Last week Rick Perry, said by all to be on the very brink of a presidential campaign, surprised most observers by not only shrugging off New York’s decision to legalize gay marriage, but suggesting people in other states ought to mind their own damn business:
Our friends in New York six weeks ago passed a statute that said marriage can be between two people of the same sex. And you know what? That’s New York, and that’s their business, and that’s fine with me. That is their call. If you believe in the 10th Amendment, stay out of their business.
After a few days of squawking from Christian Right leaders, Perry decided to execute a full flip-flop in a venue most likely to be understood as a capitulation to his theocratic friends: a radio interview by the Family Research Council’s Tony Perkins. Get a load of this exchange after Perkins questioned Perry’s earlier statement:
GOV. PERRY: Let me just, I probably needed to add a few words after “that’s fine with me” its fine with me that the state is using their sovereign right to decide an issue. Obviously gay marriage is not fine with me, my stance had not changed. I believe marriage is a union between one man and one woman….
TONY PERKINS: But when you look at what’s happening on marriage, the real fear is that states like New York will change the definition of marriage for Texas. At that point the states rights argument is lost….
GOV. PERRY: Right and that is the reason that the federal marriage amendment is being offered, it’s that small group of activist judges, and frankly a small handful, if you will, of states, and liberal special interests groups that intend on a redefinition of, if you will, marriage on the nation, for all of us, which I adamantly oppose.
Indeed to not pass the federal marriage amendment would impinge on Texas, and other states not to have marriage forced upon us by these activist judges and special interest groups….

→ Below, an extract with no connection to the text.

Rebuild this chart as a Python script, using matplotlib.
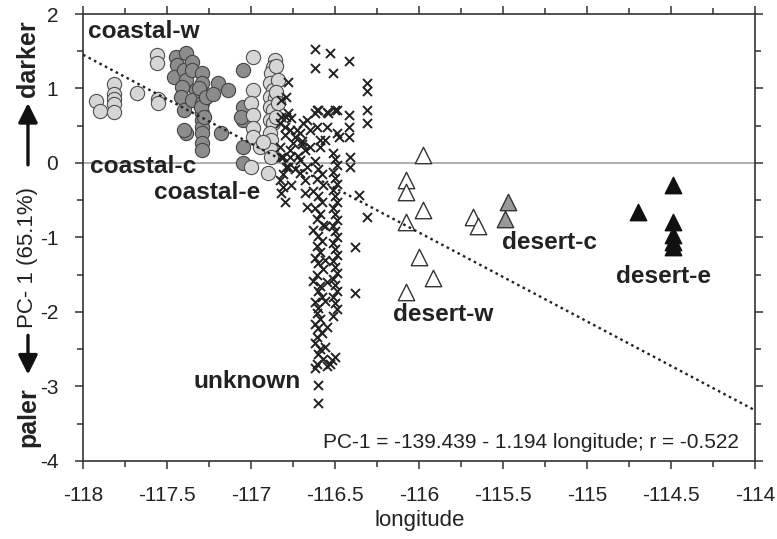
import matplotlib
matplotlib.use("Agg")
import matplotlib.pyplot as plt
import numpy as np

plt.rcParams['font.family'] = ['Liberation Sans', 'DejaVu Sans']

# coastal-w : light circles (west)
cw_lon = [-117.925, -117.90, -117.815, -117.815, -117.815, -117.815, -117.815,
          -117.68, -117.56, -117.56, -117.555, -117.555]
cw_pc1 = [0.83, 0.70, 1.06, 0.93, 0.86, 0.79, 0.68, 0.94, 1.45, 1.34, 0.86, 0.80]

# coastal-c : dark circles
cc_lon = [-117.45, -117.39, -117.44, -117.46, -117.40, -117.39, -117.35, -117.35,
          -117.41, -117.42, -117.40, -117.33, -117.35, -117.39, -117.40,
          -117.29, -117.29, -117.29, -117.29, -117.29, -117.29, -117.29, -117.29,
          -117.29, -117.29, -117.31, -117.30, -117.27, -117.28,
          -117.20, -117.14, -117.18, -117.23,
          -117.05, -117.05, -117.05, -117.05, -117.05, -117.06]
cc_pc1 = [1.42, 1.48, 1.32, 1.15, 1.25, 1.11, 1.36, 1.25,
          1.02, 0.89, 0.71, 0.98, 0.85, 0.40, 0.44,
          1.21, 1.07, 0.94, 0.81, 0.67, 0.58, 0.48, 0.40,
          0.27, 0.17, 1.00, 0.75, 0.88, 0.62,
          1.07, 0.98, 0.40, 0.92,
          1.25, 0.75, 0.58, 0.21, 0.00, 0.62]

# coastal-e : light circles (east)
ce_lon = [-116.99, -116.99, -117.00, -116.99, -116.99, -116.99, -117.00, -116.95,
          -116.86, -116.87, -116.88, -116.89, -116.87, -116.89, -116.86, -116.89,
          -116.87, -116.89, -116.87, -116.89, -116.88, -116.88, -116.88, -116.90,
          -116.85, -116.84, -116.85, -116.84, -116.85, -116.93]
ce_pc1 = [1.42, 0.98, 0.81, 0.64, 0.47, 0.35, -0.05, 0.21,
          1.38, 1.29, 1.21, 1.07, 0.98, 0.89, 0.87, 0.75,
          0.71, 0.58, 0.54, 0.40, 0.31, 0.17, 0.08, -0.13,
          1.30, 1.12, 0.95, 0.80, 0.62, 0.28]

# unknown : crosses
un_lon = [-116.62, -116.53, -116.42, -116.62, -116.51,
          -116.31, -116.31, -116.31, -116.31,
          -116.42, -116.42, -116.42, -116.41, -116.41,
          -116.60, -116.55, -116.49, -116.48,
          -116.36, -116.31, -116.38, -116.38, -116.60, -116.60,
          # scatter next to the coastal-e circles
          -116.78, -116.82, -116.78, -116.80, -116.83, -116.77, -116.61, -116.67,
          -116.71, -116.65, -116.77, -116.81, -116.78, -116.71, -116.65, -116.59,
          -116.55, -116.82, -116.79, -116.83, -116.82, -116.79, -116.83, -116.81,
          -116.82, -116.80, -116.77, -116.75, -116.73, -116.69, -116.68, -116.67,
          -116.71, -116.68, -116.68, -116.67, -116.62, -116.61, -116.59, -116.56,
          -116.54, -116.50, -116.49, -116.51, -116.79, -116.74, -116.70, -116.76,
          -116.80, -116.76, -116.72, -116.81, -116.74, -116.70,
          # column near -116.6
          -116.62, -116.60, -116.58, -116.61, -116.57, -116.63, -116.60, -116.58,
          -116.62, -116.59, -116.61, -116.57, -116.63, -116.60, -116.58, -116.61,
          -116.59, -116.62, -116.60, -116.57, -116.61, -116.63, -116.59, -116.60,
          -116.58, -116.62, -116.60, -116.61, -116.59, -116.62, -116.60, -116.58,
          -116.61, -116.62, -116.59, -116.60, -116.57, -116.61, -116.62,
          -116.56, -116.56, -116.55, -116.56, -116.55, -116.56, -116.55,
          # column near -116.5
          -116.50, -116.49, -116.51, -116.50, -116.49, -116.51, -116.50, -116.49,
          -116.51, -116.50, -116.49, -116.51, -116.50, -116.49, -116.51, -116.50,
          -116.49, -116.51, -116.50, -116.49, -116.51, -116.50, -116.49, -116.51,
          -116.50, -116.49, -116.51, -116.50, -116.52, -116.53]
un_pc1 = [1.53, 1.48, 1.37, 1.28, 1.21,
          1.07, 0.96, 0.71, 0.54,
          0.64, 0.48, 0.35, 0.08, -0.05,
          0.71, 0.68, 0.71, 0.35,
          -0.43, -0.72, -1.13, -1.74, -2.98, -3.22,
          1.09, 0.62, 0.67, 0.48, 0.54, 0.44, 0.71, 0.58,
          0.40, 0.44, 0.17, 0.08, -0.05, 0.04, 0.21, 0.31,
          0.48, 0.85, 0.62, 0.21, 0.08, -0.05, -0.23, -0.32,
          -0.40, -0.52, 0.08, 0.27, 0.44, 0.54, 0.17, -0.05,
          -0.13, -0.23, -0.40, -0.59, 0.67, 0.48, 0.21, 0.31,
          0.67, 0.71, 0.40, 0.13, 0.89, 0.35, 0.25, -0.30,
          0.38, 0.60, 0.10, -0.15, -0.08, 0.30,
          0.02, -0.08, -0.15, -0.22, -0.30, -0.38, -0.45, -0.52,
          -0.60, -0.68, -0.75, -0.83, -0.90, -0.98, -1.05, -1.12,
          -1.20, -1.28, -1.35, -1.42, -1.50, -1.58, -1.65, -1.72,
          -1.80, -1.87, -1.95, -2.02, -2.10, -2.16, -2.22, -2.28,
          -2.34, -2.42, -2.50, -2.56, -2.63, -2.70, -2.76,
          -0.85, -1.30, -1.60, -1.85, -2.20, -2.47, -2.72,
          0.05, -0.03, -0.12, -0.20, -0.28, -0.36, -0.44, -0.52,
          -0.60, -0.68, -0.76, -0.84, -0.92, -1.00, -1.08, -1.16,
          -1.24, -1.32, -1.40, -1.48, -1.56, -1.64, -1.72, -1.80,
          -1.88, -1.96, -2.05, -2.60, -2.64, -2.70]

# desert-w : open triangles
dw_lon = [-115.98, -116.08, -116.08, -115.98, -116.08, -116.00, -115.92, -116.08,
          -115.68, -115.65]
dw_pc1 = [0.11, -0.23, -0.39, -0.63, -0.79, -1.26, -1.54, -1.73,
          -0.72, -0.85]

# desert-c : grey triangles
dc_lon = [-115.47, -115.49]
dc_pc1 = [-0.52, -0.75]

# desert-e : black triangles
de_lon = [-114.49, -114.70, -114.49, -114.49, -114.49, -114.49]
de_pc1 = [-0.30, -0.66, -0.79, -0.97, -1.06, -1.13]

# regression
intercept = -139.439
slope = -1.194

fig = plt.figure(figsize=(7.77, 5.39), dpi=100)
ax = fig.add_axes([0.107, 0.145, 0.865, 0.829])

ax.axhline(0, color='#a8a8a8', lw=1.3, zorder=1)
xl = np.array([-118, -114])
ax.plot(xl, intercept + slope * xl, color='#222222', lw=1.7,
        linestyle=(0, (1.1, 1.5)), zorder=5)

ax.scatter(cw_lon, cw_pc1, s=105, c='#d6d6d6', edgecolors='#505050', linewidths=0.8, zorder=3)
ax.scatter(cc_lon, cc_pc1, s=105, c='#8c8c8c', edgecolors='#454545', linewidths=0.8, zorder=3)
ax.scatter(ce_lon, ce_pc1, s=105, c='#d6d6d6', edgecolors='#505050', linewidths=0.8, zorder=3)
ax.scatter(un_lon, un_pc1, s=42, marker='x', c='#222222', linewidths=1.4, zorder=4)
ax.scatter(dw_lon, dw_pc1, s=140, marker='^', c='white', edgecolors='#333333', linewidths=1.0, zorder=3)
ax.scatter(dc_lon, dc_pc1, s=140, marker='^', c='#999999', edgecolors='#333333', linewidths=1.0, zorder=3)
ax.scatter(de_lon, de_pc1, s=140, marker='^', c='#111111', edgecolors='#111111', linewidths=1.0, zorder=3)

lab = dict(fontsize=17.6, fontweight='bold', color='#222222', va='center', ha='left', zorder=6)
ax.text(-117.97, 1.76, 'coastal-w', **lab)
ax.text(-117.96, -0.05, 'coastal-c', **lab)
ax.text(-117.58, -0.39, 'coastal-e', **lab)
ax.text(-117.345, -2.94, 'unknown', **lab)
ax.text(-116.155, -2.04, 'desert-w', **lab)
ax.text(-115.506, -1.07, 'desert-c', **lab)
ax.text(-114.83, -1.53, 'desert-e', **lab)
ax.text(-114.10, -3.76, 'PC-1 = -139.439 - 1.194 longitude; r = -0.522',
        fontsize=15, color='#222222', ha='right', va='center')

ax.set_xlim(-118, -114)
ax.set_ylim(-4, 2)
ax.set_xticks(np.arange(-118, -113.9, 0.5))
ax.set_xticklabels(['-118', '-117.5', '-117', '-116.5', '-116', '-115.5', '-115', '-114.5', '-114'])
ax.set_xticks(np.arange(-118, -113.9, 0.25), minor=True)
ax.set_yticks(np.arange(-4, 2.1, 1))
ax.set_yticklabels(['-4', '-3', '-2', '-1', '0', '1', '2'])
ax.set_yticks(np.arange(-4, 2.1, 0.5), minor=True)
ax.tick_params(which='both', direction='out', top=True, right=True,
               labelsize=15, color='#333333', labelcolor='#222222', width=1.1)
ax.tick_params(which='major', length=6)
ax.tick_params(axis='x', which='major', pad=12)
ax.tick_params(axis='y', which='major', pad=12)
ax.tick_params(which='minor', length=4)
for s in ax.spines.values():
    s.set_color('#333333')
    s.set_linewidth(1.2)

ax.set_xlabel('longitude', fontsize=16, color='#222222', labelpad=4)

# y label pieces with arrows
fig.text(0.036, 0.226, 'paler', rotation=90, fontsize=18, fontweight='bold',
         ha='center', va='center', color='#222222')
fig.text(0.036, 0.523, 'PC- 1 (65.1%)', rotation=90, fontsize=16,
         ha='center', va='center', color='#222222')
fig.text(0.036, 0.892, 'darker', rotation=90, fontsize=18, fontweight='bold',
         ha='center', va='center', color='#222222')
arr = dict(arrowstyle='-|>,head_length=0.9,head_width=0.45', color='#111111', lw=2.4)
fig.add_artist(matplotlib.patches.FancyArrowPatch((0.036, 0.383), (0.036, 0.300),
               transform=fig.transFigure, mutation_scale=13, **arr))
fig.add_artist(matplotlib.patches.FancyArrowPatch((0.036, 0.689), (0.036, 0.814),
               transform=fig.transFigure, mutation_scale=13, **arr))

fig.savefig('out.png', dpi=100)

TONY PERKINS: Governor, we are about out of time but I don’t want to put words in your mouth, but I think I hear what you are saying. The support given what’s happening across the nation, the fear of the courts, the administration’s failure to defend the defense of marriage act.
The only and thin line of protection for those states that have defined marriage, that have been historically been defined between a man and a woman. The support of a marriage amendment is a pro-state’s rights position, because it will defend the rights of states to define marriage as it has been.
GOV. PERRY: Yes sir, and I have long supported the appointment of judges who respect the constitution and the passage of a federal marriage amendment. That amendment defines marriage between one man and one woman, and it protects the states from being told otherwise.
Pretty amazing, eh? You need a constitutional amendment to protect Texas’ right to tell New York it’s wrong on same-sex marriage, or something like that. Perkins’ assertion that “a marriage amendment is a pro-state’s rights position, because it will defend the rights of states to define marriage as it has been,” perfectly illustrates the instrumental attitude the Christian Right has towards the supposedly revered U.S. Constitution. They’ll toss it aside in a New York Minute if it gets in the way of achieving their objectives.
It’s kind of funny, if grotesque, to watch Perry anxiously negotiate his way through the humiliation and illogic of this blatant flip-flop under Perkins’ guidance. But it’s yet another reminder that those who think the Christian Right’s power in the Republican Party is a thing of the past really just aren’t paying much attention.